The blogger wrote that Upton was "confidently lumbering up the runway like there's a buffet at the end of it," and also called her a "little piggie" with "huge thighs, NO waist, big fat floppy boobs, terrible body definition … ."
But the tables have been turned on the blogger. In a July 8 post, she wrote that she has been deluged with angry emails and threatened with rape and death.
The fashion world's most influential insiders have denounced the blogger and risen to Upton's defense.
"Running this site where you actually praise women for staying emaciated and skinny and then to go out there and then track someone who has a normal body, I mean, she's got issues," said Lesley Jane Seymour, editor-in-chief of MORE magazine.

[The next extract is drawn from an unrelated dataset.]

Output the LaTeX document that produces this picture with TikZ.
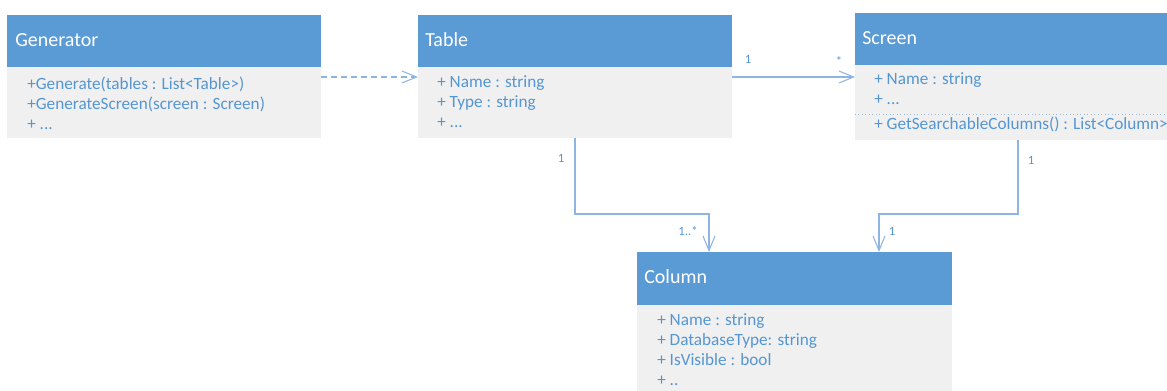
\documentclass[tikz,border=0pt]{standalone}
\usepackage{fontspec}
\setmainfont{Carlito}
\usetikzlibrary{arrows.meta,calc}
\definecolor{hdrblue}{HTML}{5B9BD5}
\definecolor{bodygrey}{HTML}{F0F0F0}
\definecolor{membertext}{HTML}{5596D2}
\definecolor{linkblue}{HTML}{8EB4E3}
\definecolor{sepgrey}{HTML}{9DB9D9}
\begin{document}
\begin{tikzpicture}[x=0.75pt,y=-0.75pt,
  hdr/.style={fill=hdrblue, anchor=north west, inner sep=0pt, outer sep=0pt},
  classbody/.style={fill=bodygrey, anchor=north west, inner sep=0pt, outer sep=0pt},
  classtitle/.style={anchor=base west, inner sep=0pt, text=white, font=\fontsize{15}{17}\selectfont},
  member/.style={anchor=base west, inner sep=0pt, text=membertext, font=\fontsize{12.9}{15}\selectfont},
  mult/.style={anchor=base, inner sep=0pt, text=membertext, font=\fontsize{9.5}{11}\selectfont},
  link/.style={draw=linkblue, line width=0.8pt, -{Straight Barb[length=11pt,width=9pt]}},
  dep/.style={link, dash pattern=on 4.5pt off 3pt}]
\useasboundingbox (0,0) rectangle (1167,391);

% Generator
\node[hdr, minimum width=314*0.75pt, minimum height=52*0.75pt] (genhead) at (7,15) {};
\node[classbody, minimum width=314*0.75pt, minimum height=71*0.75pt] (genbody) at (7,67) {};
\node[classtitle] (gentitle) at (15,47) {Generator};
\node[member] (gen1) at (27,90) {+Generate(tables : List<Table>)};
\node[member] (gen2) at (27,110) {+GenerateScreen(screen : Screen)};
\node[member] (gen3) at (27,130) {+ ...};

% Table
\node[hdr, minimum width=314*0.75pt, minimum height=52*0.75pt] (tblhead) at (418,15) {};
\node[classbody, minimum width=314*0.75pt, minimum height=71*0.75pt] (tblbody) at (418,67) {};
\node[classtitle] (tbltitle) at (425,47) {Table};
\node[member] (tbl1) at (437,88) {+ Name : string};
\node[member] (tbl2) at (437,108) {+ Type : string};
\node[member] (tbl3) at (437,128) {+ ...};

% Screen
\node[hdr, minimum width=326*0.75pt, minimum height=52*0.75pt] (scrhead) at (855,13) {};
\node[classbody, minimum width=326*0.75pt, minimum height=75*0.75pt] (scrbody) at (855,65) {};
\node[classtitle] (scrtitle) at (862,45) {Screen};
\node[member] (scr1) at (874,85) {+ Name : string};
\node[member] (scr2) at (874,105) {+ ...};
\draw[sepgrey, line width=0.6pt, dotted] ($(scrbody.north west)+(0,49)$) -- ($(scrbody.north east)+(0,49)$);
\node[member] (scr3) at (874,130) {+ GetSearchableColumns() : List<Column>};

% Column
\node[hdr, minimum width=315*0.75pt, minimum height=53*0.75pt] (colhead) at (637,252) {};
\node[classbody, minimum width=315*0.75pt, minimum height=90*0.75pt] (colbody) at (637,305) {};
\node[classtitle] (coltitle) at (644,284) {Column};
\node[member] (col1) at (657,326) {+ Name : string};
\node[member] (col2) at (657,346) {+ DatabaseType: string};
\node[member] (col3) at (657,366) {+ IsVisible : bool};
\node[member] (col4) at (657,386) {+ ..};

% Connectors
\draw[dep] ($(genbody.north east)+(0,10)$) -- ($(tblbody.north west)+(0,10)$);
\draw[link] ($(tblbody.north east)+(0,10)$) -- ($(scrbody.north west)+(0,12)$);
\draw[link] (tblbody.south) -- ++(0,76) -| ($(colhead.north west)+(72,0)$);
\draw[link] (scrbody.south) -- ++(0,74) -| ($(colhead.north west)+(242,0)$);

% Multiplicities
\node[mult] (m1) at (748,64) {1};
\node[mult] (m2) at (839,66) {*};
\node[mult] (m3) at (561,163) {1};
\node[mult] (m4) at (688,236) {1..*};
\node[mult] (m5) at (1031,165) {1};
\node[mult] (m6) at (892,236) {1};
\end{tikzpicture}
\end{document}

"She's laughing all the way to the bank," supermodel and author Carol Alt said of Upton. "I would just say keep your end up and keep moving forward."
Online, the hacker group Anonymous launched a cyber attack against the Skinny Gurl website, forcing her to change web hosts.
It's all resulted in some changes to her site, among them the removal of the "Starving Tip of the Day" and the addition of language that "explicitly prohibits the glorification or promotion of self-harm."
She also wrote that she planned to add resources for help with depression, eating disorders, and self-injury.
Explaining the idea behind the site - which she says is "pro-skinny" but not "pro-ana" (for pro-anorexic) - she wrote: "As a thin person, I was also annoyed by our double-standards around weight. For example, people think nothing of telling a thin woman - to their face, in front of an entire group of people - how skinny they are and even to suggest what they should eat. But I've never seen the reverse happen to an overweight woman."
The blogger writes that she was a model in school and now works in the fashion industry.
"I take personal pride in keeping myself thin (since people keep asking: I'm about 5'7? and try to stay around 100 lbs)," she wrote. She adds that she stays anonymous because she has "a real-world profession with clients and partners and this is a controversial subject, even in places like NYC and Hollywood."
While she acknowledged that she has had her "own issues" with food and eating and that those issues had found their way into the writing on her blog, she noted: "There's nothing wrong with saying skinny is beautiful, just like there's nothing wrong with saying curvy is beautiful, or red hair is beautiful, or anything else someone happens to find appealing. It's an opinion, and we're all entitled to them."
For model Alt, the weighty war of words is another example of the extreme pressure the fashion industry places on girls.
"Sometimes in this business people's expectations are a bit unrealistic and it's very hard to attain those kind of expectations," she told ABC News.